Before LLMs, web crawling operated on broadly accepted conventions. Search engine indexers usually respected robots.txt published by site owners. With AI, this changed. Operators now struggle with significant disruptions as some crawlers scale their requests to levels that mimic DDoS attacks. Wikipedia’s media-download bandwidth had grown 50% because of automated scrapers collecting content for AI models (Source: https://diff.wikimedia.org/2025/04/01/how-crawlers-impact-the-operations-of-the-wikimedia-projects/). Additionally, bots were responsible for 65% of its most expensive traffic, despite being “only” about 35% of total pageviews, because they scraped uncached pages that are costlier to serve. Last year, LWN was dealing with AI scraperbots that spread requests across literally millions of IP addresses, which circumvented simple rate limits.

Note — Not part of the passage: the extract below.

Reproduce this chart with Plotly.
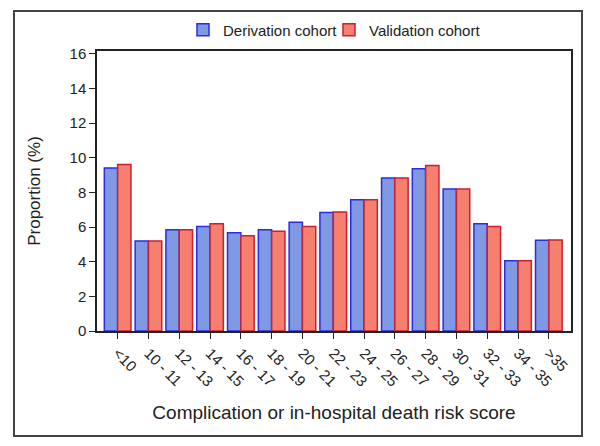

Possible defenses can be split into two broad categories. The first is friction: the client proves it is a browser by executing JavaScript that solves a “puzzle” or, in other words, it invests compute. Anubis is the most popular project implementing this approach. It is a web AI firewall utility using challenges including a SHA-256 proof-of-work challenge (if you hear proof-of-work and think of bitcoin, you’re right: Anubis was inspired by Hashcash, which also inspired Bitcoin). The tradeoff is that it is practically a nuclear response, and it may also inconvenience good bots such like the Internet Archive, for example.

The second category is deception. Instead of saying no to a bot accessing your site, you give the scraper poison. Cloudflare’s AI Labyrinth is an example of that idea. When Cloudflare suspects unauthorized AI crawling, it can serve hidden links to AI-generated decoy pages that look plausible enough to traverse but are irrelevant to the protected site. Those sites are invisible to human visitors. There is also a selfhosted version of if called Quixotic. Its a content obfuscator that rewrites a copy of your site with Markov-generated substitutions and also scrambles a portion of all the images on a site. Nepenthes goes even futher and calls itself a tarpit for web crawles, specifically targeting LLM scrapers. Its pages are generated in an endless deterministic sequence, packed with many links that lead back into the tarpit and padded with Markov-generated “babble”. Both self-hostable approaches can lead to a site disappearing completely from search results.

I do not like this direction. I would much rather live on a web where robots.txt and sane rate limits were enough, but here we are. For sites like Wikipedia it’s especially annoying, as they literally provide datadumps that could be used instead.